◆ Task directions:
Copy out the material below in full, but not its images.

— BEGIN Given data —

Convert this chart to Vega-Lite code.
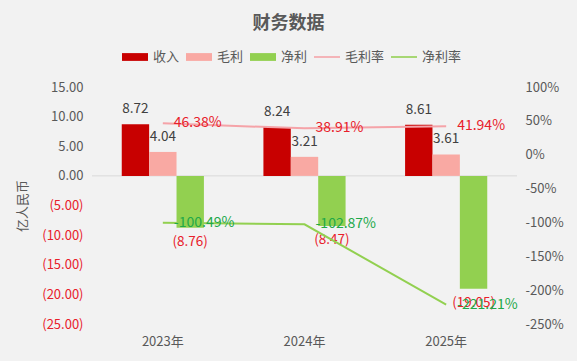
{
  "$schema": "https://vega.github.io/schema/vega-lite/v6.json",
  "autosize": {"type": "none"},
  "padding": {"left": 92, "top": 87, "right": 60, "bottom": 37},
  "width": 425,
  "height": 237,
  "background": "#F2F2F2",
  "title": {
    "text": "财务数据",
    "font": "Noto Sans CJK SC",
    "fontSize": 18,
    "fontWeight": "bold",
    "color": "#595959",
    "anchor": "middle",
    "frame": "group",
    "dx": -16,
    "offset": 11
  },
  "config": {
    "view": {"stroke": null},
    "font": "Noto Sans CJK SC",
    "locale": {"number": {"decimal": ".", "thousands": ",", "grouping": [3], "currency": ["$", ""], "minus": "-"}}
  },
  "datasets": {
    "bars": [
      {"year": "2023年", "series": "收入", "value": 8.72},
      {"year": "2023年", "series": "毛利", "value": 4.04},
      {"year": "2023年", "series": "净利", "value": -8.76},
      {"year": "2024年", "series": "收入", "value": 8.24},
      {"year": "2024年", "series": "毛利", "value": 3.21},
      {"year": "2024年", "series": "净利", "value": -8.47},
      {"year": "2025年", "series": "收入", "value": 8.61},
      {"year": "2025年", "series": "毛利", "value": 3.61},
      {"year": "2025年", "series": "净利", "value": -19.05}
    ],
    "lines": [
      {"year": "2023年", "series": "毛利率", "value": 0.4638},
      {"year": "2024年", "series": "毛利率", "value": 0.3891},
      {"year": "2025年", "series": "毛利率", "value": 0.4194},
      {"year": "2023年", "series": "净利率", "value": -1.0049},
      {"year": "2024年", "series": "净利率", "value": -1.0287},
      {"year": "2025年", "series": "净利率", "value": -2.2121}
    ]
  },
  "layer": [
    {
      "encoding": {
        "y": {
          "type": "quantitative",
          "scale": {"domain": [-25, 15], "nice": false, "zero": false},
          "axis": {
            "title": "亿人民币",
            "titleFontSize": 13,
            "titleFontWeight": "normal",
            "titleColor": "#595959",
            "titlePadding": 12,
            "values": [15, 10, 5, 0, -5, -10, -15, -20, -25],
            "format": "(.2f",
            "grid": false,
            "domain": false,
            "ticks": false,
            "labelPadding": 9,
            "labelFontSize": 13,
            "labelColor": {"condition": {"test": "datum.value < 0", "value": "#E8202A"}, "value": "#595959"}
          }
        }
      },
      "layer": [
        {
          "data": {"values": [{}]},
          "mark": {"type": "rule", "color": "#D9D9D9", "strokeWidth": 1},
          "encoding": {"y": {"datum": 0, "type": "quantitative"}}
        },
        {
          "data": {"name": "bars"},
          "mark": {"type": "bar"},
          "encoding": {
            "x": {
              "field": "year",
              "type": "nominal",
              "scale": {"paddingInner": 0.42, "paddingOuter": 0.21},
              "axis": {
                "title": null,
                "labelAngle": 0,
                "domain": false,
                "ticks": false,
                "labelPadding": 11,
                "labelFontSize": 13,
                "labelColor": "#595959"
              }
            },
            "xOffset": {"field": "series", "type": "nominal", "sort": ["收入", "毛利", "净利"], "scale": {"paddingInner": 0, "paddingOuter": 0}},
            "y": {"field": "value", "type": "quantitative"},
            "color": {
              "field": "series",
              "type": "nominal",
              "scale": {
                "domain": ["收入", "毛利", "净利", "毛利率", "净利率"],
                "range": ["#C80000", "#F9A9A3", "#92D050", "#F5A3A8", "#92D050"]
              },
              "legend": {
                "title": null,
                "orient": "none",
                "direction": "horizontal",
                "legendX": 30,
                "legendY": -43,
                "labelFontSize": 13,
                "labelColor": "#595959",
                "labelOffset": 5,
                "columnPadding": 6,
                "symbolSize": 676,
                "symbolStrokeWidth": 0,
                "encode": {
                  "symbols": {
                    "update": {
                      "shape": {"signal": "datum.value === '毛利率' || datum.value === '净利率' ? 'M-1,-0.06H1V0.06H-1Z' : 'M-1,-0.3H1V0.3H-1Z'"}
                    }
                  }
                }
              }
            }
          }
        },
        {
          "data": {"name": "bars"},
          "transform": [{"filter": "datum.value >= 0"}],
          "mark": {"type": "text", "baseline": "bottom", "dy": -8, "fontSize": 13.5, "color": "#404040"},
          "encoding": {
            "x": {"field": "year", "type": "nominal"},
            "xOffset": {"field": "series", "type": "nominal", "sort": ["收入", "毛利", "净利"]},
            "y": {"field": "value", "type": "quantitative"},
            "text": {"field": "value", "type": "quantitative", "format": "(.2f"}
          }
        },
        {
          "data": {"name": "bars"},
          "transform": [{"filter": "datum.value < 0"}],
          "mark": {"type": "text", "baseline": "top", "dy": 7, "fontSize": 13.5, "color": "#E8202A"},
          "encoding": {
            "x": {"field": "year", "type": "nominal"},
            "xOffset": {"field": "series", "type": "nominal", "sort": ["收入", "毛利", "净利"]},
            "y": {"field": "value", "type": "quantitative"},
            "text": {"field": "value", "type": "quantitative", "format": "(.2f"}
          }
        }
      ]
    },
    {
      "data": {"name": "lines"},
      "encoding": {
        "x": {"field": "year", "type": "nominal"},
        "y": {
          "field": "value",
          "type": "quantitative",
          "scale": {"domain": [-2.5, 1], "nice": false, "zero": false},
          "axis": {
            "title": null,
            "orient": "right",
            "values": [1, 0.5, 0, -0.5, -1, -1.5, -2, -2.5],
            "format": ".0%",
            "grid": false,
            "domain": false,
            "ticks": false,
            "labelPadding": 8,
            "labelFontSize": 13,
            "labelColor": "#595959"
          }
        }
      },
      "layer": [
        {
          "transform": [{"filter": "datum.series === '毛利率'"}],
          "mark": {"type": "line", "strokeWidth": 2, "color": "#F5A3A8"},
          "encoding": {}
        },
        {
          "transform": [{"filter": "datum.series === '净利率'"}],
          "mark": {"type": "line", "strokeWidth": 2, "color": "#92D050"},
          "encoding": {}
        },
        {
          "transform": [{"filter": "datum.series === '毛利率'"}],
          "mark": {"type": "text", "align": "left", "baseline": "middle", "dx": 11, "fontSize": 14, "color": "#E8202A"},
          "encoding": {"text": {"field": "value", "type": "quantitative", "format": ".2%"}}
        },
        {
          "transform": [{"filter": "datum.series === '净利率'"}],
          "mark": {"type": "text", "align": "left", "baseline": "middle", "dx": 11, "fontSize": 14, "color": "#21A849"},
          "encoding": {"text": {"field": "value", "type": "quantitative", "format": ".2%"}}
        }
      ]
    }
  ],
  "resolve": {"scale": {"y": "independent"}}
}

— END Given data —

◆ Result for this exercise:
Convert this chart to Vega-Lite code.
{
  "$schema": "https://vega.github.io/schema/vega-lite/v6.json",
  "autosize": {"type": "none"},
  "padding": {"left": 92, "top": 87, "right": 60, "bottom": 37},
  "width": 425,
  "height": 237,
  "background": "#F2F2F2",
  "title": {
    "text": "财务数据",
    "font": "Noto Sans CJK SC",
    "fontSize": 18,
    "fontWeight": "bold",
    "color": "#595959",
    "anchor": "middle",
    "frame": "group",
    "dx": -16,
    "offset": 11
  },
  "config": {
    "view": {"stroke": null},
    "font": "Noto Sans CJK SC",
    "locale": {"number": {"decimal": ".", "thousands": ",", "grouping": [3], "currency": ["$", ""], "minus": "-"}}
  },
  "datasets": {
    "bars": [
      {"year": "2023年", "series": "收入", "value": 8.72},
      {"year": "2023年", "series": "毛利", "value": 4.04},
      {"year": "2023年", "series": "净利", "value": -8.76},
      {"year": "2024年", "series": "收入", "value": 8.24},
      {"year": "2024年", "series": "毛利", "value": 3.21},
      {"year": "2024年", "series": "净利", "value": -8.47},
      {"year": "2025年", "series": "收入", "value": 8.61},
      {"year": "2025年", "series": "毛利", "value": 3.61},
      {"year": "2025年", "series": "净利", "value": -19.05}
    ],
    "lines": [
      {"year": "2023年", "series": "毛利率", "value": 0.4638},
      {"year": "2024年", "series": "毛利率", "value": 0.3891},
      {"year": "2025年", "series": "毛利率", "value": 0.4194},
      {"year": "2023年", "series": "净利率", "value": -1.0049},
      {"year": "2024年", "series": "净利率", "value": -1.0287},
      {"year": "2025年", "series": "净利率", "value": -2.2121}
    ]
  },
  "layer": [
    {
      "encoding": {
        "y": {
          "type": "quantitative",
          "scale": {"domain": [-25, 15], "nice": false, "zero": false},
          "axis": {
            "title": "亿人民币",
            "titleFontSize": 13,
            "titleFontWeight": "normal",
            "titleColor": "#595959",
            "titlePadding": 12,
            "values": [15, 10, 5, 0, -5, -10, -15, -20, -25],
            "format": "(.2f",
            "grid": false,
            "domain": false,
            "ticks": false,
            "labelPadding": 9,
            "labelFontSize": 13,
            "labelColor": {"condition": {"test": "datum.value < 0", "value": "#E8202A"}, "value": "#595959"}
          }
        }
      },
      "layer": [
        {
          "data": {"values": [{}]},
          "mark": {"type": "rule", "color": "#D9D9D9", "strokeWidth": 1},
          "encoding": {"y": {"datum": 0, "type": "quantitative"}}
        },
        {
          "data": {"name": "bars"},
          "mark": {"type": "bar"},
          "encoding": {
            "x": {
              "field": "year",
              "type": "nominal",
              "scale": {"paddingInner": 0.42, "paddingOuter": 0.21},
              "axis": {
                "title": null,
                "labelAngle": 0,
                "domain": false,
                "ticks": false,
                "labelPadding": 11,
                "labelFontSize": 13,
                "labelColor": "#595959"
              }
            },
            "xOffset": {"field": "series", "type": "nominal", "sort": ["收入", "毛利", "净利"], "scale": {"paddingInner": 0, "paddingOuter": 0}},
            "y": {"field": "value", "type": "quantitative"},
            "color": {
              "field": "series",
              "type": "nominal",
              "scale": {
                "domain": ["收入", "毛利", "净利", "毛利率", "净利率"],
                "range": ["#C80000", "#F9A9A3", "#92D050", "#F5A3A8", "#92D050"]
              },
              "legend": {
                "title": null,
                "orient": "none",
                "direction": "horizontal",
                "legendX": 30,
                "legendY": -43,
                "labelFontSize": 13,
                "labelColor": "#595959",
                "labelOffset": 5,
                "columnPadding": 6,
                "symbolSize": 676,
                "symbolStrokeWidth": 0,
                "encode": {
                  "symbols": {
                    "update": {
                      "shape": {"signal": "datum.value === '毛利率' || datum.value === '净利率' ? 'M-1,-0.06H1V0.06H-1Z' : 'M-1,-0.3H1V0.3H-1Z'"}
                    }
                  }
                }
              }
            }
          }
        },
        {
          "data": {"name": "bars"},
          "transform": [{"filter": "datum.value >= 0"}],
          "mark": {"type": "text", "baseline": "bottom", "dy": -8, "fontSize": 13.5, "color": "#404040"},
          "encoding": {
            "x": {"field": "year", "type": "nominal"},
            "xOffset": {"field": "series", "type": "nominal", "sort": ["收入", "毛利", "净利"]},
            "y": {"field": "value", "type": "quantitative"},
            "text": {"field": "value", "type": "quantitative", "format": "(.2f"}
          }
        },
        {
          "data": {"name": "bars"},
          "transform": [{"filter": "datum.value < 0"}],
          "mark": {"type": "text", "baseline": "top", "dy": 7, "fontSize": 13.5, "color": "#E8202A"},
          "encoding": {
            "x": {"field": "year", "type": "nominal"},
            "xOffset": {"field": "series", "type": "nominal", "sort": ["收入", "毛利", "净利"]},
            "y": {"field": "value", "type": "quantitative"},
            "text": {"field": "value", "type": "quantitative", "format": "(.2f"}
          }
        }
      ]
    },
    {
      "data": {"name": "lines"},
      "encoding": {
        "x": {"field": "year", "type": "nominal"},
        "y": {
          "field": "value",
          "type": "quantitative",
          "scale": {"domain": [-2.5, 1], "nice": false, "zero": false},
          "axis": {
            "title": null,
            "orient": "right",
            "values": [1, 0.5, 0, -0.5, -1, -1.5, -2, -2.5],
            "format": ".0%",
            "grid": false,
            "domain": false,
            "ticks": false,
            "labelPadding": 8,
            "labelFontSize": 13,
            "labelColor": "#595959"
          }
        }
      },
      "layer": [
        {
          "transform": [{"filter": "datum.series === '毛利率'"}],
          "mark": {"type": "line", "strokeWidth": 2, "color": "#F5A3A8"},
          "encoding": {}
        },
        {
          "transform": [{"filter": "datum.series === '净利率'"}],
          "mark": {"type": "line", "strokeWidth": 2, "color": "#92D050"},
          "encoding": {}
        },
        {
          "transform": [{"filter": "datum.series === '毛利率'"}],
          "mark": {"type": "text", "align": "left", "baseline": "middle", "dx": 11, "fontSize": 14, "color": "#E8202A"},
          "encoding": {"text": {"field": "value", "type": "quantitative", "format": ".2%"}}
        },
        {
          "transform": [{"filter": "datum.series === '净利率'"}],
          "mark": {"type": "text", "align": "left", "baseline": "middle", "dx": 11, "fontSize": 14, "color": "#21A849"},
          "encoding": {"text": {"field": "value", "type": "quantitative", "format": ".2%"}}
        }
      ]
    }
  ],
  "resolve": {"scale": {"y": "independent"}}
}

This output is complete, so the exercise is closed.